L’avis du directeur de Valorial
« Viser à la définition de produits sains, bons et pas chers est un bon défi »
Les Marchés Hebdo : De votre place, observez-vous des signes d’un changement de paradigme à venir en matière d’innovation, compte tenu de la crise sanitaire ?
Jean-Luc Perrot : La contrainte économique sera un paramètre nouveau pour tous. Les efforts ont porté ces dernières années sur la montée en gamme des produits dans un mouvement de « prémiumisation » de l’offre. Valorial labellise environ une trentaine de projets par an pour un investissement moyen de 500 000 à 5 millions d’euros pour des objectifs à moyen terme. Mais il y a déjà des signaux faibles qui nous font penser que demain, on pourrait assister à une diversification des projets avec des objectifs à la fois court et moyen terme, et au renforcement de la thématique compétitivité-prix. En cela, viser à la définition de produits sains, bons et pas chers est un bon défi.
LMH : Mais la crise économique qui pointe ne risque-t-elle pas de freiner les investissements dans l’innovation ?
J-.L. P : C’est vrai qu’il y a beaucoup d’incertitudes sur la situation économique à venir et sur la capacité des opérateurs économiques à innover. Je veux souligner ici un point : il me semble dangereux de sacrifier la recherche et développement, demain, à l’aune de la situation économique. Dans les secteurs industriels, l’innovation constitue le véhicule indispensable pour que l’économie rebondisse. Dans une communication récente faite à l’Association européenne des clusters, Thierry Breton, commissaire européen chargé de la politique industrielle, ne disait pas autre chose. Pour lui, c’est l’innovation qui permettra à l’économie européenne de se redresser.
LMH : L’innovation ne va-t-elle pas changer de visage demain ?
J.-L. P. : Chacun des projets labellisés par Valorial réunit déjà au minimum 2 ou 3 acteurs économiques, voire 8 ou 9 pour des consortiums qui ont pour objectif de développer un contenu de connaissances avant de développer des projets spécifiques dans un second temps.
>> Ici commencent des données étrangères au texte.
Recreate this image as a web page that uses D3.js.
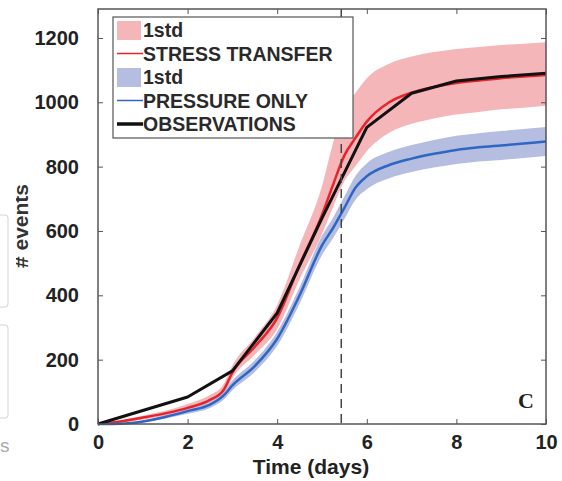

Demain, on peut effectivement imaginer une plus grande mutualisation des projets dans le but de répartir les coûts. De ce point de vue, Valorial lance cet été une enquête auprès d’un certain nombre d’entreprises (30 à 50) pour connaître leurs ambitions en la matière. L’enquête arrivera fort à propos, au moment où les entreprises budgètent leurs comptes pour l’exercice suivant. En revanche, il me paraît difficile d’imaginer l’externalisation du processus d’innovation pour en réduire les coûts. On peut externaliser des processus normés, beaucoup plus difficilement l’innovation qui doit rester une fonction souveraine de l’entreprise.